GOLNAR ADILI (b. 1976, Iranian-American)
Golnar Adili is a multidisciplinary Iranian-American artist presently living and working in Brooklyn, New York. Born in Virginia, Adili moved to Iran with her parents, both Iranian political activists, at the age of four. Adili returned to the U.S. in 1994 to reunite with her father, whom had been forced to flee Iran. This experience of separation and displacement influences many of Adili’s works. Adili’s inspiration is largely autobiographical and key to her understanding of underlying identity and the world.
“I have experienced separation and uprooting in its different manifestations. In my practice I distort, and amplify these past events through material deconstruction and reconstruction. I am very interested in exploring the language of the material I use and blurring the lines between design, craft and fine art.”

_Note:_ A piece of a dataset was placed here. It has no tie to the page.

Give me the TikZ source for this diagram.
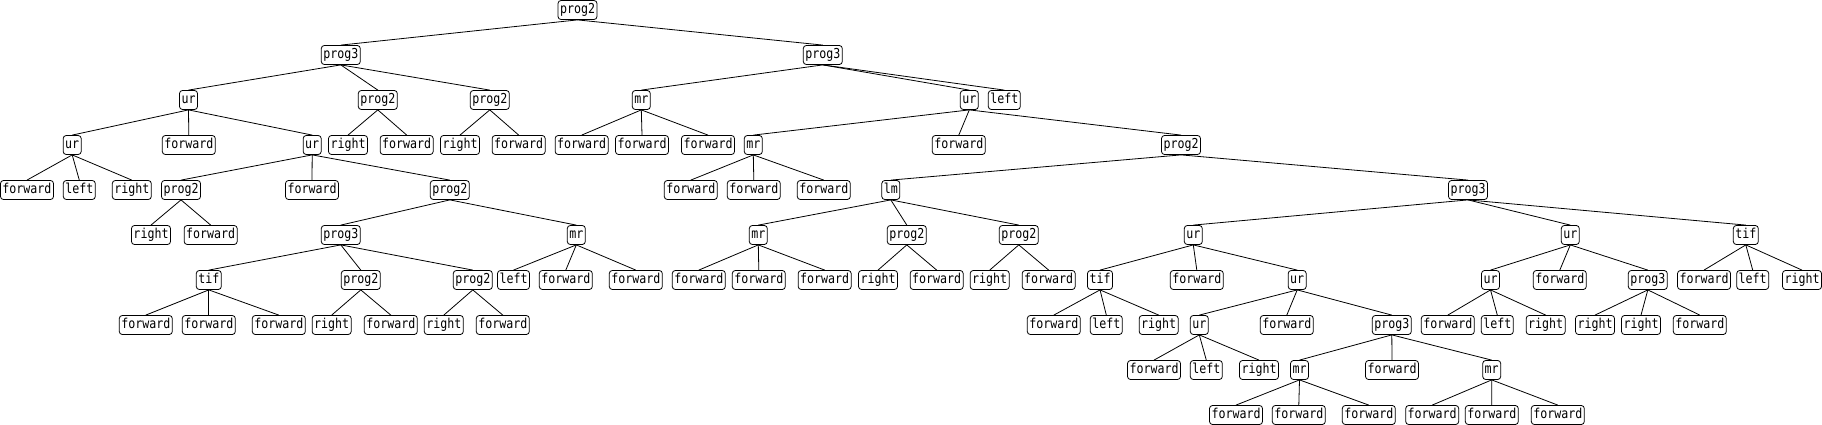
\documentclass[tikz,border=0pt]{standalone}
\usepackage{fontspec}
\setmonofont[FakeStretch=0.85]{DejaVu Sans Mono}
\usetikzlibrary{positioning}

\tikzset{op/.style={draw, rounded corners=3pt, inner xsep=2pt, inner ysep=0pt,
    minimum height=19pt, text height=10pt, text depth=3pt,
    font=\ttfamily\fontsize{13.68}{14}\selectfont}}

\begin{document}
\begin{tikzpicture}[x=1pt, y=-1pt, line width=0.8pt]
        \useasboundingbox (0,0) rectangle (1822,425);

        % Root of the tree
        \node[op] (r) at (577.5,10) {prog2};

        % Each level: name/parent/x/label, the edge goes up to the parent
        \foreach \n/\p/\x/\txt in {r1/r/340.8/prog3, r2/r/822.8/prog3}
        {\node[op] (\n) at (\x,55) {\txt}; \draw (\p.south) -- (\n.north);}

        \foreach \n/\p/\x/\txt in {r11/r1/188.5/ur, r12/r1/377.8/prog2, r13/r1/489.8/prog2,
            r21/r2/641.3/mr, r22/r2/969.3/ur, r23/r2/1004.3/left}
        {\node[op] (\n) at (\x,100) {\txt}; \draw (\p.south) -- (\n.north);}

        \foreach \n/\p/\x/\txt in {r111/r11/72.2/ur, r112/r11/188.8/forward, r113/r11/312.2/ur,
            r121/r12/348/right, r122/r12/406.7/forward,
            r131/r13/460/right, r132/r13/518.7/forward,
            r211/r21/581.7/forward, r212/r21/642/forward, r213/r21/708/forward,
            r221/r22/753.3/mr, r222/r22/958.8/forward, r223/r22/1181/prog2}
        {\node[op] (\n) at (\x,145) {\txt}; \draw (\p.south) -- (\n.north);}

        \foreach \n/\p/\x/\txt in {r1111/r111/27/forward, r1112/r111/79.3/left, r1113/r111/131.8/right,
            r1131/r113/181/prog2, r1132/r113/312/forward, r1133/r113/449.8/prog2,
            r2211/r221/690.8/forward, r2212/r221/753.8/forward, r2213/r221/823.8/forward,
            r2231/r223/890.8/lm, r2232/r223/1468/prog3}
        {\node[op] (\n) at (\x,190) {\txt}; \draw (\p.south) -- (\n.north);}

        \foreach \n/\p/\x/\txt in {r11311/r1131/151/right, r11312/r1131/210.7/forward,
            r11331/r1133/340.8/prog3, r11332/r1133/576.3/mr,
            r22311/r2231/758.3/mr, r22312/r2231/906.8/prog2, r22313/r2231/1018.8/prog2,
            r22321/r2232/1193.3/ur, r22322/r2232/1570.3/ur, r22323/r2232/1745.8/tif}
        {\node[op] (\n) at (\x,235) {\txt}; \draw (\p.south) -- (\n.north);}

        \foreach \n/\p/\x/\txt in {r113311/r11331/208.8/tif, r113312/r11331/360.8/prog2, r113313/r11331/472.8/prog2,
            r113321/r11332/513.5/left, r113322/r11332/565.8/forward, r113323/r11332/635.8/forward,
            r223111/r22311/698.8/forward, r223112/r22311/758.8/forward, r223113/r22311/824.7/forward,
            r223121/r22312/878/right, r223122/r22312/936.7/forward,
            r223131/r22313/989.7/right, r223132/r22313/1048.7/forward,
            r223211/r22321/1100/tif, r223212/r22321/1196.8/forward, r223213/r22321/1297.2/ur,
            r223221/r22322/1490.5/ur, r223222/r22322/1559.8/forward, r223223/r22322/1647.8/prog3,
            r223231/r22323/1704/forward, r223232/r22323/1752.7/left, r223233/r22323/1802/right}
        {\node[op] (\n) at (\x,280) {\txt}; \draw (\p.south) -- (\n.north);}

        \foreach \n/\p/\x/\txt in {r1133111/r113311/145.8/forward, r1133112/r113311/208.8/forward, r1133113/r113311/278.8/forward,
            r1133121/r113312/331.7/right, r1133122/r113312/390.8/forward,
            r1133131/r113313/443.8/right, r1133132/r113313/502.8/forward,
            r2232111/r223211/1053.8/forward, r2232112/r223211/1106.3/left, r2232113/r223211/1158.7/right,
            r2232131/r223213/1199.3/ur, r2232132/r223213/1286.8/forward, r2232133/r223213/1391.8/prog3,
            r2232211/r223221/1447.8/forward, r2232212/r223221/1497.3/left, r2232213/r223221/1545.7/right,
            r2232231/r223223/1595/right, r2232232/r223223/1641/right, r2232233/r223223/1699.8/forward}
        {\node[op] (\n) at (\x,325) {\txt}; \draw (\p.south) -- (\n.north);}

        \foreach \n/\p/\x/\txt in {r22321311/r2232131/1154/forward, r22321312/r2232131/1206.3/left, r22321313/r2232131/1259/right,
            r22321331/r2232133/1299.5/mr, r22321332/r2232133/1392/forward, r22321333/r2232133/1491.7/mr}
        {\node[op] (\n) at (\x,370) {\txt}; \draw (\p.south) -- (\n.north);}

        \foreach \n/\p/\x/\txt in {r223213311/r22321331/1236/forward, r223213312/r22321331/1298.8/forward, r223213313/r22321331/1368.8/forward,
            r223213331/r22321333/1432.2/forward, r223213332/r22321333/1491.8/forward, r223213333/r22321333/1557.8/forward}
        {\node[op] (\n) at (\x,415) {\txt}; \draw (\p.south) -- (\n.north);}
\end{tikzpicture}
\end{document}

In 1998 Adili received a Bachelor of Fine Arts degree in Painting from the University of Virginia and in 2006 she received a Master's degree in Architecture from University of Michigan. In 2009 she won a Fellowship in Printmaking/Drawing/Artists Books from New York Foundation for the Arts. Adili has been awarded residencies at Women's Studio Workshop (2015), The MacDowell Colony (2007, 2013), the Rockefeller Foundation at the Bellagio Center, and the Lower East Side Printshop (2014), amongst others. Her work has been exhibited internationally, including at the L.A. Craft and Folk Art Museum and Tiger Strikes Asteroid, NYC. Adili is currently shortlisted for the Jameel Prize to exhibit at the Victoria and Albert Museum in London. Adili was also the recipient of a Polluck- Krasner award In 2013.
Pink Letter, 2015
23 Enlarged transfer prints of the letter on Yatsuo pink paper in a plexiglass box
24” x 18” x 2”
Courtesy of the artist
“I recreated a letter between my parents on the edge of 352 folds. The resulting moray effect requires the reader to move around the piece to read the text. This process reflects my relationship to the letter; a desire to gain distance from the emotional content while simultaneously wanting to read the text in order to uncover the past.”
“As an Iranian American growing up in post-1979 Tehran, I have experienced separation and uprooting in its different manifestations. In my practice I distort, and amplify these past events through material deconstruction and reconstruction. I am very interested in exploring the language of the material I use and blurring the lines between design, craft and fine art.”
Dust of Sorrow (Ghobar e Gham), 2019
“Gobar e Gham is composed of two words - Dust and Sorrow, from the "Saman Bouyan" poem by Hafez, the 14’th Century Persian poet. My mothers eyes from her passport photo are enlarged and photo lithographed to then be laser cut over perforating the mentioned words. This work is meant to reference the hardship and separation our family endured during political upheaval in the early years of the Iran's revolution.”